ForbesのThe World's Most Innovative Companiesは、時価総額が100億ドル以上、研究開発への投資を売上げ比2.5%行っている企業を対象に、イノベーションプレミアムという独自の指標を用いて割り出したランキング。

さっそくランキングを見てみよう。まずは上位10社の紹介から。

1位はSalesforce.comで、なんと3年連続でトップを堅守している。2位はバイオ技術の米Alexion Pharmaceuticals、3位は米VMware。Salesforce同様、仮想化技術分野を先駆けた後もクラウド戦略など拡大を続けている。

4位は米Regeneron Pharmaceuticals、2位のAlexion Pharmaceuticalsと同じくバイオ・製薬技術企業だ。5位は英ARM。モバイル端末向けの半導体企業でアーキテクチャをライセンスしており、主要なスマートフォンの多くがARMアーキテクチャベースのチップを搭載しており、その勢いは米Intelを脅かしている。なお、ARMは米国以外では最上位となる。

このほか上位10位には、"中国のGoogle"ことBaidu(百度)が6位に、7位は米Amazon.comがランクインした。9位は楽天、日本企業としてはトップとなる。10位はブラジルの化粧品Natura Cosmeticos。

日本企業はこのほか、14位にユニチャーム、26位にファナック、36位にキーエンスが選ばれるなど、トップ100に合計で11社が名を連ねた。Yahoo! Japan(38位)、SMC(61位)、任天堂(84位)、クボタ(89位)、花王(97位)、ダイキン工業(100位)がランクインしている。

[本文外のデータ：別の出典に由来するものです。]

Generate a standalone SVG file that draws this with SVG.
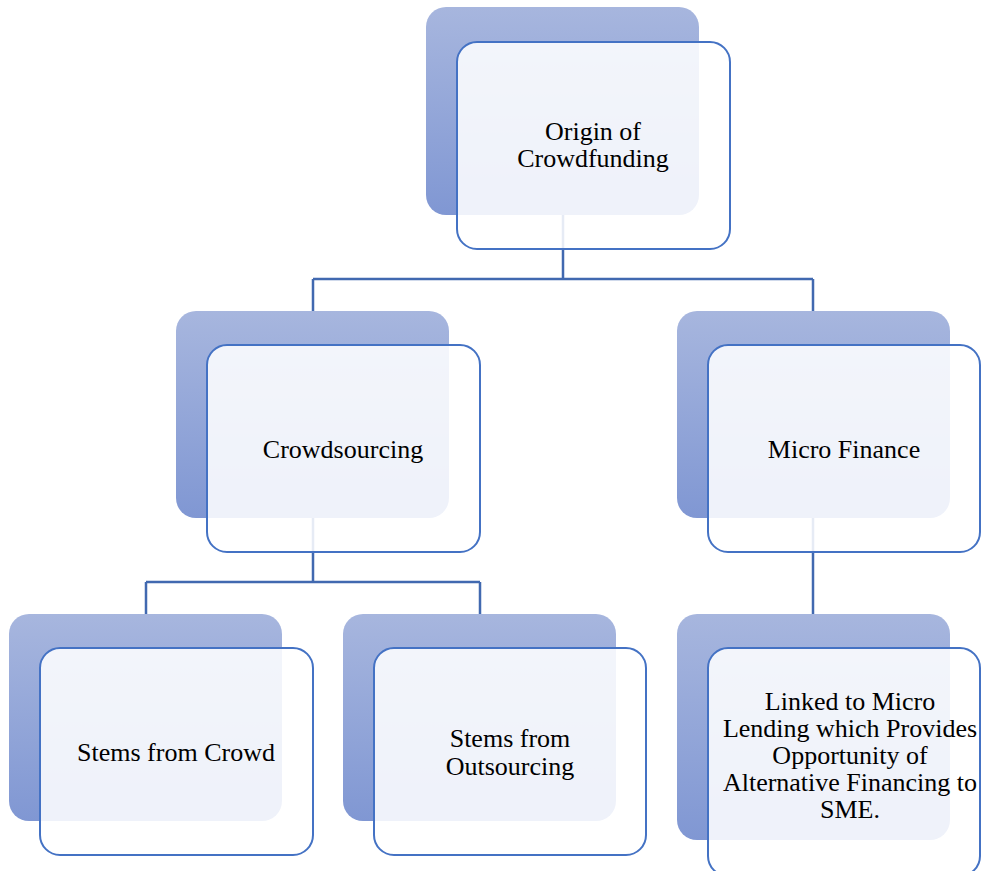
<svg xmlns="http://www.w3.org/2000/svg" width="988" height="871" viewBox="0 0 988 871">
<defs>
<linearGradient id="g" x1="0" y1="0" x2="0" y2="1">
<stop offset="0" stop-color="#a7b6de"/>
<stop offset="1" stop-color="#8097d3"/>
</linearGradient>
<style>
.back{fill:url(#g);}
.front{fill:#ffffff;fill-opacity:0.87;stroke:#4472c4;stroke-width:2;}
.conn{fill:none;stroke:#4169b0;stroke-width:2.5;}
.t{font-size:26px;fill:#000;text-anchor:middle;}
</style>
</defs>
<rect width="988" height="871" fill="#ffffff"/>
<g id="connectors">
<path class="conn" d="M563,214 V279 M313,279 H813 M313,279 V311 M813,279 V311"/>
<path class="conn" d="M313,517 V582 M146,582 H480 M146,582 V614 M480,582 V614"/>
<path class="conn" d="M813,517 V614"/>
</g>
<g font-family="Liberation Serif, DejaVu Serif, serif">
<g id="origin">
<rect class="back" x="426" y="7" width="273" height="208" rx="20"/>
<rect class="front" x="457" y="42" width="273" height="207" rx="20"/>
<text class="t" x="593" y="140">Origin of</text>
<text class="t" x="593" y="167">Crowdfunding</text>
</g>
<g id="crowdsourcing">
<rect class="back" x="176" y="311" width="273" height="207" rx="20"/>
<rect class="front" x="207" y="345" width="273" height="207" rx="20"/>
<text class="t" x="343" y="458">Crowdsourcing</text>
</g>
<g id="microfinance">
<rect class="back" x="677" y="311" width="273" height="207" rx="20"/>
<rect class="front" x="708" y="345" width="272" height="207" rx="20"/>
<text class="t" x="844" y="458">Micro Finance</text>
</g>
<g id="crowd">
<rect class="back" x="9" y="614" width="273" height="207" rx="20"/>
<rect class="front" x="40" y="648" width="273" height="207" rx="20"/>
<text class="t" x="176" y="761">Stems from Crowd</text>
</g>
<g id="outsourcing">
<rect class="back" x="343" y="614" width="273" height="207" rx="20"/>
<rect class="front" x="374" y="648" width="272" height="207" rx="20"/>
<text class="t" x="510" y="747">Stems from</text>
<text class="t" x="510" y="775">Outsourcing</text>
</g>
<g id="lending">
<rect class="back" x="677" y="614" width="273" height="226" rx="20"/>
<rect class="front" x="708" y="648" width="272" height="228" rx="20"/>
<text class="t" x="850" y="710">Linked to Micro</text>
<text class="t" x="850" y="737">Lending which Provides</text>
<text class="t" x="850" y="764">Opportunity of</text>
<text class="t" x="850" y="791">Alternative Financing to</text>
<text class="t" x="850" y="818">SME.</text>
</g>
</g>
</svg>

ハイテク企業では米Googleが47位、一方のAppleは79位となった。2社のライバルである米Microsoft、モバイルでAppleと競合するSamsungは上位100に入っていない。このほか、米Citrix Systemsが50位、独SAPが72位に入った。

イノベーションを重視しないという企業はないはずだが、どうやればイノベーションが生まれるかについては各社悩むところであり、アプローチもさまざまだろう。

Forbesによると、「1000以上の評価を行った結果、最もイノベーティブなリーダーのうちの10~15%は、(部下など)自分たちの周囲の人にイノベーションを促すようなことをしない」と説明している。

自分たちのアイディアが優れており、自分の周囲を才能ある人で固めようとは思わない、他の人がアイディアを生んだり実現のために作業をする時間に寛容になれないなどのリーダーの態度や姿勢の結果、従業員は次第にアイディアを出すのを控えるようになり、「創造性のための"筋肉"は萎縮、あるいは退化してしまう」と指摘する。

例えば、投資家らはAppleに対し、Steve Jobsが亡くなる前から同社の継続的なイノベーションに対していらだちを見せていたという。AppleはJobs氏が逝去した年である2011年は5位だったのが、今年は大きくランクを下げている。一方で、連続1位のSalesforce.comの創業者兼CEO、Marc Benioff氏は、「一人で全部はできない」と認め、自分の仕事について「イノベーションの社風を構築すること」と述べていると紹介している。